# [Supplied data]
## Begin

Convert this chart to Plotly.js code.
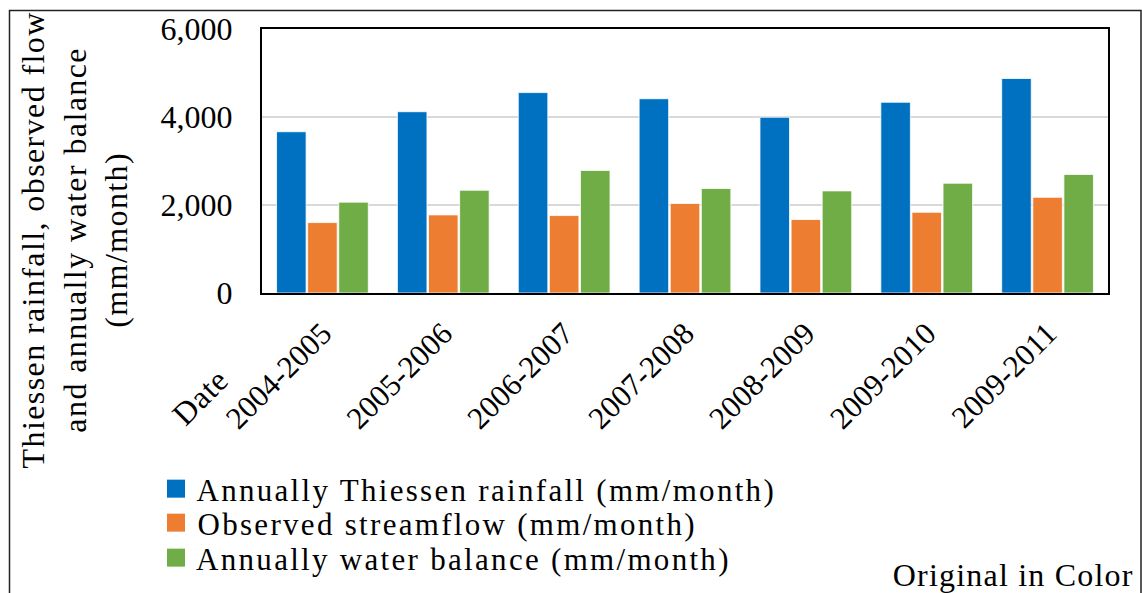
<!DOCTYPE html>
<html>
<head>
<meta charset="utf-8">
<script src="https://cdn.plot.ly/plotly-3.0.1.min.js"></script>
<style>
  html, body { margin: 0; padding: 0; background: #fff; }
  #chart { width: 1142px; height: 593px; }
  .annotation[data-index="0"] .annotation-text { letter-spacing: 1.4px; }
  .annotation[data-index="1"] .annotation-text { letter-spacing: 0.8px; }
  .annotation[data-index="2"] .annotation-text { letter-spacing: 1.2px; }
  .annotation[data-index="3"] .annotation-text,
  .annotation[data-index="4"] .annotation-text,
  .annotation[data-index="5"] .annotation-text { letter-spacing: 2.3px; }
  .infolayer g[class*="legend"] text, text.legendtext { display: none; }
</style>
</head>
<body>
<div id="chart"></div>
<script>
const categories = ["2004-2005", "2005-2006", "2006-2007", "2007-2008", "2008-2009", "2009-2010", "2009-2011"];
const rainfall = [3665, 4120, 4555, 4415, 3995, 4335, 4875];
const streamflow = [1600, 1775, 1760, 2035, 1670, 1835, 2175];
const waterBalance = [2065, 2335, 2785, 2375, 2320, 2495, 2695];
const seriesNames = ["Annually Thiessen rainfall (mm/month)", "Observed streamflow (mm/month)", "Annually water balance (mm/month)"];
const yTicks = [0, 2000, 4000, 6000];

const FONT = "Liberation Serif, Times New Roman, serif";
const colors = ["#0070C0", "#ED7D31", "#70AD47"];
const series = [rainfall, streamflow, waterBalance];
const legendIds = ["legend", "legend2", "legend3"];

const traces = series.map((vals, i) => ({
  type: "bar",
  x: categories,
  y: vals,
  name: seriesNames[i],
  legend: legendIds[i],
  marker: { color: colors[i], line: { color: "#ffffff", width: 0.8 } },
  hoverinfo: "skip"
}));

const L = 262, R = 34, T = 29, B = 300;
const W = 1142, H = 593;
const pw = W - L - R, ph = H - T - B;
const px = x => (x - L) / pw;
const py = y => (H - B - y) / ph;

const legendRowsY = [489, 523, 558];
const legendLabelCenters = [485.5, 447, 463];
function legendCfg(yPix) {
  return {
    x: px(156), y: py(yPix), xanchor: "left", yanchor: "middle",
    font: { family: FONT, size: 31, color: "#000" },
    itemwidth: 30, bgcolor: "rgba(0,0,0,0)", borderwidth: 0
  };
}

const legendLabels = seriesNames.map((name, i) => ({
  text: name,
  xref: "paper", yref: "paper", x: px(legendLabelCenters[i]), y: py(legendRowsY[i] + 1),
  xanchor: "center", yanchor: "middle",
  showarrow: false,
  font: { family: FONT, size: 31, color: "#000" }
}));

const layout = {
  width: W, height: H,
  margin: { l: L, r: R, t: T, b: B, pad: 0, autoexpand: false },
  paper_bgcolor: "#ffffff",
  plot_bgcolor: "#ffffff",
  font: { family: FONT, size: 30, color: "#000" },
  barmode: "group",
  bargap: 0.228,
  bargroupgap: 0.05,
  showlegend: true,
  legend: legendCfg(legendRowsY[0]),
  legend2: legendCfg(legendRowsY[1]),
  legend3: legendCfg(legendRowsY[2]),
  xaxis: {
    type: "category",
    tickangle: -45,
    tickfont: { family: FONT, size: 31, color: "#000" },
    showline: true, linecolor: "#000", linewidth: 2, mirror: true,
    ticks: "", showgrid: false,
    ticklabelstandoff: 8
  },
  yaxis: {
    range: [0, 6000],
    tickvals: yTicks,
    ticktext: yTicks.map(v => v.toLocaleString("en-US")),
    tickfont: { family: FONT, size: 32, color: "#000" },
    showline: true, linecolor: "#000", linewidth: 2, mirror: true,
    ticks: "", showgrid: true, gridcolor: "#d9d9d9", gridwidth: 2,
    zeroline: false,
    ticklabelstandoff: 21
  },
  annotations: [
    {
      text: "Thiessen rainfall, observed flow<br>and annually water balance<br>(mm/month)",
      xref: "paper", yref: "paper", x: px(74), y: py(240),
      xanchor: "center", yanchor: "middle", textangle: -90,
      showarrow: false, align: "center",
      font: { family: FONT, size: 32, color: "#000" }
    },
    {
      text: "Date",
      xref: "paper", yref: "paper", x: px(200), y: py(397),
      xanchor: "center", yanchor: "middle", textangle: -45,
      showarrow: false,
      font: { family: FONT, size: 32, color: "#000" }
    },
    {
      text: "Original in Color",
      xref: "paper", yref: "paper", x: px(1013), y: py(575),
      xanchor: "center", yanchor: "middle",
      showarrow: false,
      font: { family: FONT, size: 32, color: "#000" }
    }
  ].concat(legendLabels),
  shapes: [
    {
      type: "rect", xref: "paper", yref: "paper", layer: "below",
      x0: px(9.5), x1: px(1141), y0: py(620), y1: py(10.5),
      line: { color: "#222", width: 1.5 }, fillcolor: "rgba(0,0,0,0)"
    }
  ]
};

function tidyLegend() {
  document.querySelectorAll(".legendpoints path").forEach(p => {
    p.setAttribute("d", "M9,9H-9V-9H9Z");
    p.style.strokeWidth = "0";
  });
  // legend labels are drawn as annotations (for spacing control); drop the duplicate legend texts
  document.querySelectorAll(".infolayer g").forEach(g => {
    const cls = g.getAttribute("class") || "";
    if (/^legend\d*$/.test(cls)) g.querySelectorAll("text").forEach(t => t.remove());
  });
  document.querySelectorAll("text.legendtext").forEach(t => t.remove());
}

Plotly.newPlot("chart", traces, layout, { displayModeBar: false, staticPlot: true }).then(() => {
  tidyLegend();
  setTimeout(tidyLegend, 50);
  setTimeout(tidyLegend, 300);
});
</script>
</body>
</html>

## End

# [Set exercise]
In the data above, please extract the lines from the first one through the line with "const yTicks = [0, 2000, 4000, 6000];", exactly, and keep pictures out.

# [Result]
Convert this chart to Plotly.js code.
<!DOCTYPE html>
<html>
<head>
<meta charset="utf-8">
<script src="https://cdn.plot.ly/plotly-3.0.1.min.js"></script>
<style>
  html, body { margin: 0; padding: 0; background: #fff; }
  #chart { width: 1142px; height: 593px; }
  .annotation[data-index="0"] .annotation-text { letter-spacing: 1.4px; }
  .annotation[data-index="1"] .annotation-text { letter-spacing: 0.8px; }
  .annotation[data-index="2"] .annotation-text { letter-spacing: 1.2px; }
  .annotation[data-index="3"] .annotation-text,
  .annotation[data-index="4"] .annotation-text,
  .annotation[data-index="5"] .annotation-text { letter-spacing: 2.3px; }
  .infolayer g[class*="legend"] text, text.legendtext { display: none; }
</style>
</head>
<body>
<div id="chart"></div>
<script>
const categories = ["2004-2005", "2005-2006", "2006-2007", "2007-2008", "2008-2009", "2009-2010", "2009-2011"];
const rainfall = [3665, 4120, 4555, 4415, 3995, 4335, 4875];
const streamflow = [1600, 1775, 1760, 2035, 1670, 1835, 2175];
const waterBalance = [2065, 2335, 2785, 2375, 2320, 2495, 2695];
const seriesNames = ["Annually Thiessen rainfall (mm/month)", "Observed streamflow (mm/month)", "Annually water balance (mm/month)"];
const yTicks = [0, 2000, 4000, 6000];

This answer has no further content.